● **EXERCISE GOAL**
Return only the lines from the top of the data down to the one that holds "import numpy as np", both included, without any pictures.

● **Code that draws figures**
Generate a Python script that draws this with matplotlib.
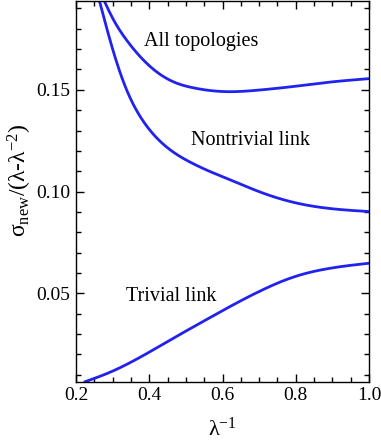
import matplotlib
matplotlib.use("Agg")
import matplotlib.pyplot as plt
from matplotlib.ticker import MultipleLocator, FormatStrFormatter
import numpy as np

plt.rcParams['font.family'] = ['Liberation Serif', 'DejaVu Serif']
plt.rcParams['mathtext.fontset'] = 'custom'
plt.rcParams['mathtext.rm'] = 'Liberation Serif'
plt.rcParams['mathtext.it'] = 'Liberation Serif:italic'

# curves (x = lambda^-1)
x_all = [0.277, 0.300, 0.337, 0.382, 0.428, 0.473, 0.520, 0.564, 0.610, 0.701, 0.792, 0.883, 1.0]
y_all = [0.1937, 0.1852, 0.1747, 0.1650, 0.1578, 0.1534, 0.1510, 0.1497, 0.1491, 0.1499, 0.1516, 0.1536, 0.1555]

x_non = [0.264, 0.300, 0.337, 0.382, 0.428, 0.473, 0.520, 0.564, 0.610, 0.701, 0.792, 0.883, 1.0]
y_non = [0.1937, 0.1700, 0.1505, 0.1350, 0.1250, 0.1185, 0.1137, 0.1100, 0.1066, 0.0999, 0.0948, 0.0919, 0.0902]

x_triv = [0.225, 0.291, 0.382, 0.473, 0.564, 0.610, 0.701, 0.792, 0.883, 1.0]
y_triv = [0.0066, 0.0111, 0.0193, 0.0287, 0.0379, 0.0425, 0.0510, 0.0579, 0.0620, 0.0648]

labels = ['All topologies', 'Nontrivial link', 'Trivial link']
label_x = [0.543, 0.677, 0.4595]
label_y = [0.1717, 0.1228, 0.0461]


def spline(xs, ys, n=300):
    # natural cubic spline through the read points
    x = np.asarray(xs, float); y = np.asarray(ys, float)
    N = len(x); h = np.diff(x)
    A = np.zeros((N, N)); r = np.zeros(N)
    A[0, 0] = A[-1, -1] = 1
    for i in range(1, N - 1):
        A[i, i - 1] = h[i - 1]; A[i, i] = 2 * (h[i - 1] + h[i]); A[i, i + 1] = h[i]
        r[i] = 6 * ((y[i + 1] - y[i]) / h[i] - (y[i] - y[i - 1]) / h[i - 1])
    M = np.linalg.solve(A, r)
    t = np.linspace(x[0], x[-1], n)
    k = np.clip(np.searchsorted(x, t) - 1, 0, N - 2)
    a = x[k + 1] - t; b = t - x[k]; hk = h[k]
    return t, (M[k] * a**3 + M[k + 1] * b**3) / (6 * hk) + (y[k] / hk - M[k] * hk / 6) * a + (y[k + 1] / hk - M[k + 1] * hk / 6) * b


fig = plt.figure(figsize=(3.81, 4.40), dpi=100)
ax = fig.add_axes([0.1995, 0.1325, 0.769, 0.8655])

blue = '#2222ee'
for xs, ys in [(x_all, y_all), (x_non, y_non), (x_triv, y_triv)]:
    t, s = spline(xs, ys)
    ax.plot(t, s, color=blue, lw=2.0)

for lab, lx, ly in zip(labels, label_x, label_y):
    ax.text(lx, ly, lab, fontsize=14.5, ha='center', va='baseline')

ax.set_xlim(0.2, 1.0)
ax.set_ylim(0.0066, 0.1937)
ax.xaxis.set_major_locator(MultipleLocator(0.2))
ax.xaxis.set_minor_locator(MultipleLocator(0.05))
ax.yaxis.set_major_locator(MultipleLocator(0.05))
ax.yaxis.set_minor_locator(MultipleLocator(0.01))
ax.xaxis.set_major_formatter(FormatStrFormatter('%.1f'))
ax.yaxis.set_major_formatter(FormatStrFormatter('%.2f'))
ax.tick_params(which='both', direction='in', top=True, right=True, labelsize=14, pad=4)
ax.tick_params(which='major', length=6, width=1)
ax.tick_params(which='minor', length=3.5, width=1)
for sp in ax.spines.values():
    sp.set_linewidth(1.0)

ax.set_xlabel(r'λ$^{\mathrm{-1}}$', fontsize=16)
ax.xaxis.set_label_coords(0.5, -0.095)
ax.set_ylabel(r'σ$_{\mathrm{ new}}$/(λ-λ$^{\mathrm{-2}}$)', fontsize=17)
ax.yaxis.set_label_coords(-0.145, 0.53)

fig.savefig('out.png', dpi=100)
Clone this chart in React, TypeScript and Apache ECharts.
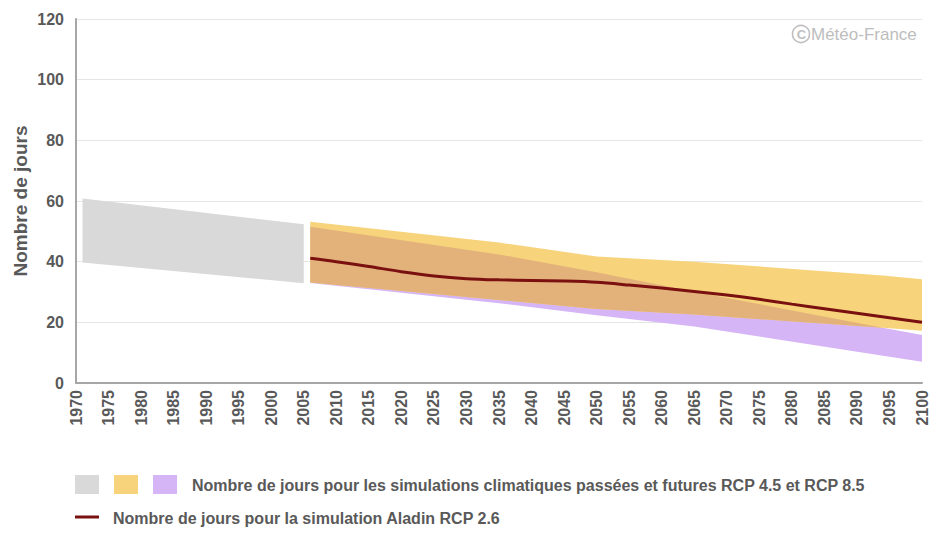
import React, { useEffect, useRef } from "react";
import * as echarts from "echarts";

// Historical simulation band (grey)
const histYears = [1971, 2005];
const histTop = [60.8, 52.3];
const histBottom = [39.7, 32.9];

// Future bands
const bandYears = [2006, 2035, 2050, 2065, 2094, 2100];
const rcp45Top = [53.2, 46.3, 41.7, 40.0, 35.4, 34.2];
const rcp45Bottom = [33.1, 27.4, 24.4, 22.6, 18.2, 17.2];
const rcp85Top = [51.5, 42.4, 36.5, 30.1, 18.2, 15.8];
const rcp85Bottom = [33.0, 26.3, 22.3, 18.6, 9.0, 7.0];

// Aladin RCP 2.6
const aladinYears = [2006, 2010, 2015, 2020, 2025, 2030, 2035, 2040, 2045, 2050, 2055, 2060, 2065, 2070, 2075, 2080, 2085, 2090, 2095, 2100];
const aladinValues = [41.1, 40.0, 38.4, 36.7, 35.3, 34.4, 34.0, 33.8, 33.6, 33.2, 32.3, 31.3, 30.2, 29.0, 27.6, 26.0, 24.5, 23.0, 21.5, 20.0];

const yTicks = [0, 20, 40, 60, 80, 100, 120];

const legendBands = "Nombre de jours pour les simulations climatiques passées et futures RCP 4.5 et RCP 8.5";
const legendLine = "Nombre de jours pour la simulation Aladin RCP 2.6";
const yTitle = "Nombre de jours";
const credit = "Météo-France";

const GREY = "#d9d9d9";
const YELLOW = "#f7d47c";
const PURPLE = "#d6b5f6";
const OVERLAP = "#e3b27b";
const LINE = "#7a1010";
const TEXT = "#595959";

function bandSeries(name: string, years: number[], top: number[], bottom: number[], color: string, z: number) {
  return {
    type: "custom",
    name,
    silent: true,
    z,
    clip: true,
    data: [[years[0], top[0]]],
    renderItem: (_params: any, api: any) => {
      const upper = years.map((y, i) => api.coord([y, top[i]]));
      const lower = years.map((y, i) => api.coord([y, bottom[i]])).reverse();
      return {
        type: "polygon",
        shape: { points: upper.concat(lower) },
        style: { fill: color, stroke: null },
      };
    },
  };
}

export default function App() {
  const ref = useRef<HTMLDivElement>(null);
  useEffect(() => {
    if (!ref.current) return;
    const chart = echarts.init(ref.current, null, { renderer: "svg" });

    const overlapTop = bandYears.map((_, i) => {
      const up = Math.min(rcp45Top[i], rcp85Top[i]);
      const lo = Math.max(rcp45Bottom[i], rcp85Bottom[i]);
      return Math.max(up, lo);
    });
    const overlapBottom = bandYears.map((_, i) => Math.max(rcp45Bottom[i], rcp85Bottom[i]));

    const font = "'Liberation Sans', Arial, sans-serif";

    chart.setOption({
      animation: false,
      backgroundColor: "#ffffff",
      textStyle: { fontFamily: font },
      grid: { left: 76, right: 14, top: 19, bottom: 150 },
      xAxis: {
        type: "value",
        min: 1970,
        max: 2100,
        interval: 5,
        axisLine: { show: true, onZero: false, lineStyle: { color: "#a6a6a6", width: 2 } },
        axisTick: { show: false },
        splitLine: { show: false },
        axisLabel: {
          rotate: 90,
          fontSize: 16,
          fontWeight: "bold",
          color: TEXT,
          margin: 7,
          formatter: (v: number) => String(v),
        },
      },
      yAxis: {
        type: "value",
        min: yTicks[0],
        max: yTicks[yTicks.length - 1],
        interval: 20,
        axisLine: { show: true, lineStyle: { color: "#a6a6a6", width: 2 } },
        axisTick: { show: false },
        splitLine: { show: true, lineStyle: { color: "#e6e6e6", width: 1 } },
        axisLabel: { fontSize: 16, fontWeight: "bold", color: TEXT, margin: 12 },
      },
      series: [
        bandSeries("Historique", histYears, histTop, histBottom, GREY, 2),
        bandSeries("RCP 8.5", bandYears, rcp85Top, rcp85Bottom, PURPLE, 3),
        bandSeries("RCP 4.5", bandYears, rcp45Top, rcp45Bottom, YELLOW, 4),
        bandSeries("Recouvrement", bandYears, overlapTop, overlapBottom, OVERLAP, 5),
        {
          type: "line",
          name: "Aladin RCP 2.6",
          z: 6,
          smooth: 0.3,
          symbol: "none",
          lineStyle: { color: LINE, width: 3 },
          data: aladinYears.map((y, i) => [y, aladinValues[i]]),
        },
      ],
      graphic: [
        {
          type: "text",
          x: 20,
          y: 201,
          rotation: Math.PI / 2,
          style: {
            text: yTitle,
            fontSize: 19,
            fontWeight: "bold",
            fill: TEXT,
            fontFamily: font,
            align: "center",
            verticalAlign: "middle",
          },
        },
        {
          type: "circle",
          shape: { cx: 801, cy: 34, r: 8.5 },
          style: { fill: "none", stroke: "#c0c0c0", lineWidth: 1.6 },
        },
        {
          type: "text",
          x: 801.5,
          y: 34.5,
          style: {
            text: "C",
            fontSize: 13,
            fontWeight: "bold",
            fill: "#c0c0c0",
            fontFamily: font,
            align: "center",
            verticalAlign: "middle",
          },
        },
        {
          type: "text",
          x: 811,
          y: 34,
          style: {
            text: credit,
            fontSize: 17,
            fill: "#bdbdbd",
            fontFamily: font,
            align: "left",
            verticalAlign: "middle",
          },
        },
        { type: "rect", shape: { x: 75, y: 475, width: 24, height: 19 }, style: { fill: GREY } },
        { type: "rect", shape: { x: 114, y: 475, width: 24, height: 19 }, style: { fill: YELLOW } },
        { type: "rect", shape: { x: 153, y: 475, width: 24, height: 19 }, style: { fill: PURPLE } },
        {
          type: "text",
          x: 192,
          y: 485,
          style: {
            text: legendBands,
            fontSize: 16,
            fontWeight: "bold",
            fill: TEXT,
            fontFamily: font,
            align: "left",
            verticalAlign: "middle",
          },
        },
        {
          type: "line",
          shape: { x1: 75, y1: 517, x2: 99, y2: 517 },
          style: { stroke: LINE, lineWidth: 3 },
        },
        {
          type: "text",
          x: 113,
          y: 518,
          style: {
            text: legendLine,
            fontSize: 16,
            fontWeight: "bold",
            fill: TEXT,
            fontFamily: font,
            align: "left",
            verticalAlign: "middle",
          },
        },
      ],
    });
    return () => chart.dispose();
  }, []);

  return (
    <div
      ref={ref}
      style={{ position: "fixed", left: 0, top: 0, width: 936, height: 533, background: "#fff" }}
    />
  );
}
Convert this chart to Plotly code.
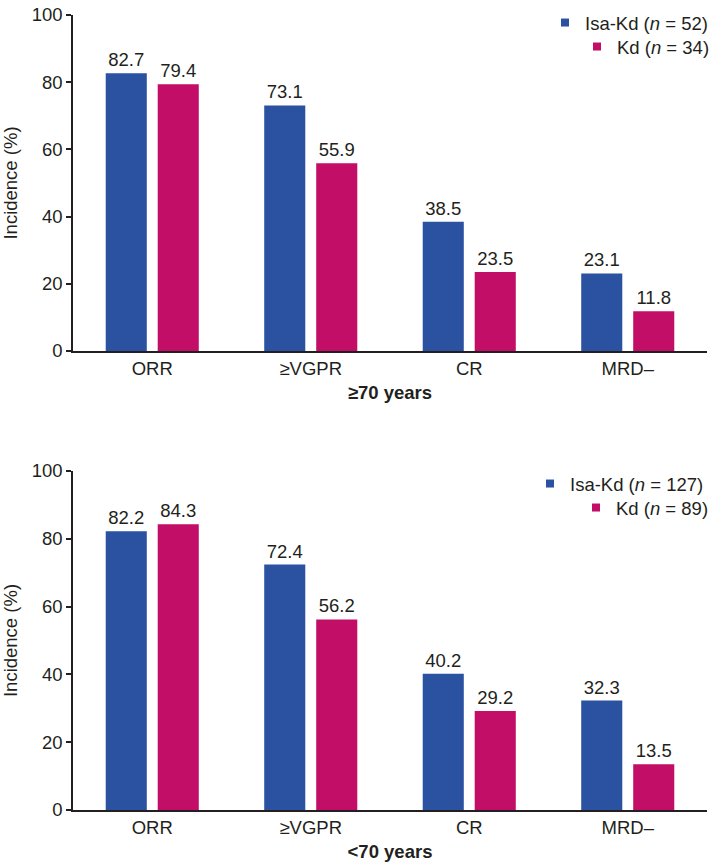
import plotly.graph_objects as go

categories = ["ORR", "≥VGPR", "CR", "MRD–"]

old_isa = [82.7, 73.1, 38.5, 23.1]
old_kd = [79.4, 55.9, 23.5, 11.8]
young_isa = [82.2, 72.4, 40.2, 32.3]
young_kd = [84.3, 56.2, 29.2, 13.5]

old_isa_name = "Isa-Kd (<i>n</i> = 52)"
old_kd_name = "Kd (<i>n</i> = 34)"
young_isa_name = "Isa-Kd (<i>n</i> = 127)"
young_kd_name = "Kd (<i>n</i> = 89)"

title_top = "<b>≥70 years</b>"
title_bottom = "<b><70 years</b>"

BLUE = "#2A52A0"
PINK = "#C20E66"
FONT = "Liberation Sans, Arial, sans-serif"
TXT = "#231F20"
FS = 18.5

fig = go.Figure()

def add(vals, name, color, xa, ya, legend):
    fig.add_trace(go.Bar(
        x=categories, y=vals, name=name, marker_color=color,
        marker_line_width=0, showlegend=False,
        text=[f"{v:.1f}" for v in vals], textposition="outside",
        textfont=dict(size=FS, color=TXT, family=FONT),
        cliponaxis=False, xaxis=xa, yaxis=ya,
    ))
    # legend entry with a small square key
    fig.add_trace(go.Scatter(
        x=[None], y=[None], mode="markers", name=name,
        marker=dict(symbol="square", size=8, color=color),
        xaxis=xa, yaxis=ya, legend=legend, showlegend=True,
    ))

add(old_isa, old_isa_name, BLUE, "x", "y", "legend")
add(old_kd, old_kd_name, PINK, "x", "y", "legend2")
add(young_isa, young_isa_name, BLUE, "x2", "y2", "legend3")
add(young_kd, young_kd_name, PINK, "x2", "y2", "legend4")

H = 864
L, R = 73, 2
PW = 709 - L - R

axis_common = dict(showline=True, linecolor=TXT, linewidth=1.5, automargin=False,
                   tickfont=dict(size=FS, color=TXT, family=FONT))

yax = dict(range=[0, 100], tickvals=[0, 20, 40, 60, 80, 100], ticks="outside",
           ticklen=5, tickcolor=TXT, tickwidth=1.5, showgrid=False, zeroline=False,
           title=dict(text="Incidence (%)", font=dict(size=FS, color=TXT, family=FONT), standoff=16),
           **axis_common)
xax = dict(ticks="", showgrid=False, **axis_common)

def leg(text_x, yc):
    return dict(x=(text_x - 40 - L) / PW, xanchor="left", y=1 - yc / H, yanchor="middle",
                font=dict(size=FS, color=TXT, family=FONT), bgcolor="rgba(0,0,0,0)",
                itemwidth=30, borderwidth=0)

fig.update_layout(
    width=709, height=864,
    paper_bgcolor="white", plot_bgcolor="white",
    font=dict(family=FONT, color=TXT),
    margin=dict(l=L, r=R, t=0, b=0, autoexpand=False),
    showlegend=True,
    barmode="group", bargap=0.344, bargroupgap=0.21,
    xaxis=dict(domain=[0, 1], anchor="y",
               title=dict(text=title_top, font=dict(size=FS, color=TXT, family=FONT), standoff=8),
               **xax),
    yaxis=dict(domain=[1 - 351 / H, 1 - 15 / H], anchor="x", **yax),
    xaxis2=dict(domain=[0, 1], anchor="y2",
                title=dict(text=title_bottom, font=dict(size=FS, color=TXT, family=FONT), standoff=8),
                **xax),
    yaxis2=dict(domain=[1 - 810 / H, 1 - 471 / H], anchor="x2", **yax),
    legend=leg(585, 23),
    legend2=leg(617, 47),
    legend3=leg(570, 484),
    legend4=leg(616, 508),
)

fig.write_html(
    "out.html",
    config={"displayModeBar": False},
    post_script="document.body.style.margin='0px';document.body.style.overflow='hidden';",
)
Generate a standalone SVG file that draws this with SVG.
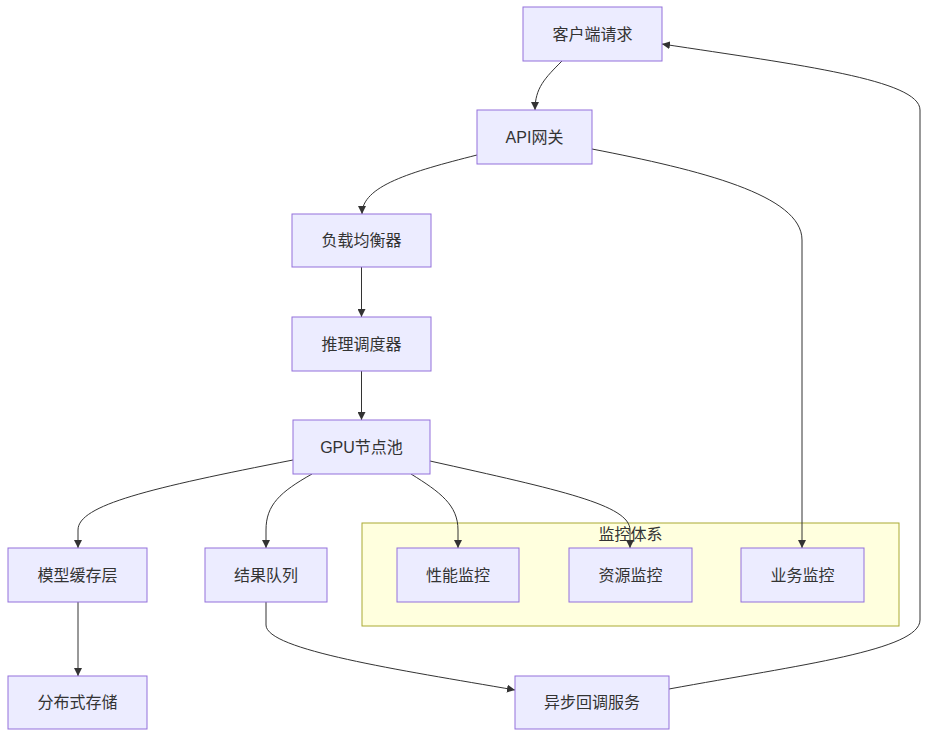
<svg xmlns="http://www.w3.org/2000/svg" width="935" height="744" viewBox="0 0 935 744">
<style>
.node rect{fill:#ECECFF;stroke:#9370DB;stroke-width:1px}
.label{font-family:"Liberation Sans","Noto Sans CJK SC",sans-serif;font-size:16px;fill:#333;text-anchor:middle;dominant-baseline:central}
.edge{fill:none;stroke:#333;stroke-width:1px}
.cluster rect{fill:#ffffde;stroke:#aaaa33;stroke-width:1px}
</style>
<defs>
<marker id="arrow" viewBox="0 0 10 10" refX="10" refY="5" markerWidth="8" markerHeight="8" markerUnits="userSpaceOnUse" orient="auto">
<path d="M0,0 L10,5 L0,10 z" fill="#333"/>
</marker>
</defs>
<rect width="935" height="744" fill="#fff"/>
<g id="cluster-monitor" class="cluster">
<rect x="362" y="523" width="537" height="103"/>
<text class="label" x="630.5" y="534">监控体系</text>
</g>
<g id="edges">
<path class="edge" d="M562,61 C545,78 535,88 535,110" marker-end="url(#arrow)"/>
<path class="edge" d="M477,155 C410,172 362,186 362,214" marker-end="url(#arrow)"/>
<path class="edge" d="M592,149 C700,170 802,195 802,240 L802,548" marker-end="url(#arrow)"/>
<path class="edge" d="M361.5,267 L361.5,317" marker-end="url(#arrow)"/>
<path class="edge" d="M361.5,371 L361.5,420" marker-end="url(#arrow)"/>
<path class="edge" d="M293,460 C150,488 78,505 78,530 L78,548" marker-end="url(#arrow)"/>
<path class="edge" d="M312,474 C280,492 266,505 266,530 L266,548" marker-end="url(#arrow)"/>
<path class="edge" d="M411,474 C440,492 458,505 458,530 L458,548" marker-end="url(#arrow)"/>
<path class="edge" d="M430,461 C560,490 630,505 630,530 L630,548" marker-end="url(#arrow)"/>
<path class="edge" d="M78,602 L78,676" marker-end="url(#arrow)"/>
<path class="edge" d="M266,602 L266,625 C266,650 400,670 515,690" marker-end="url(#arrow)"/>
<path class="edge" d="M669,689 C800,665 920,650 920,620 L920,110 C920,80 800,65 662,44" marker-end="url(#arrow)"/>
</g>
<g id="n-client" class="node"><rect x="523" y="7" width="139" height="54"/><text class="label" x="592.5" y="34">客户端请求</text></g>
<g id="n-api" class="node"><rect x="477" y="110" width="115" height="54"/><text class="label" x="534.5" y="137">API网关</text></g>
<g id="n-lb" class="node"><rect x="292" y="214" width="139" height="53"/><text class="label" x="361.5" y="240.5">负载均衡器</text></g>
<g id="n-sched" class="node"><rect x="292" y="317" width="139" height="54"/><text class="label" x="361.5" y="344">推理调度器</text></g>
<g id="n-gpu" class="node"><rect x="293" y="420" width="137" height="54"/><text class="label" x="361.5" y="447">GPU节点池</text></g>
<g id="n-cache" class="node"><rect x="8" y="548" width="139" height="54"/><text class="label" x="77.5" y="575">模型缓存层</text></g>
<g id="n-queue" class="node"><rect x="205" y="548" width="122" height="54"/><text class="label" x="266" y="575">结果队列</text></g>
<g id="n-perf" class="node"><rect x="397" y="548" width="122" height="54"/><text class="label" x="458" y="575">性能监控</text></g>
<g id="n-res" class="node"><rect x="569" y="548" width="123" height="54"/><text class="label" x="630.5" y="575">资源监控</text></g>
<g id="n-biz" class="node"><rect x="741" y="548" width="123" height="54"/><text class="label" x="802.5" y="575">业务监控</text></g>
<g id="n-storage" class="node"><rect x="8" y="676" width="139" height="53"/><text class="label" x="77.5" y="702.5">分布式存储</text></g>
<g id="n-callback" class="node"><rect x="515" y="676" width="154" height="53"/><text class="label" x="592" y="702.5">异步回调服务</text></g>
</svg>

● **CORRECT OUTPUT**
Generate a Python script that draws this with matplotlib.
import matplotlib
matplotlib.use("Agg")
import matplotlib.pyplot as plt
from matplotlib.ticker import MultipleLocator, FormatStrFormatter
import numpy as np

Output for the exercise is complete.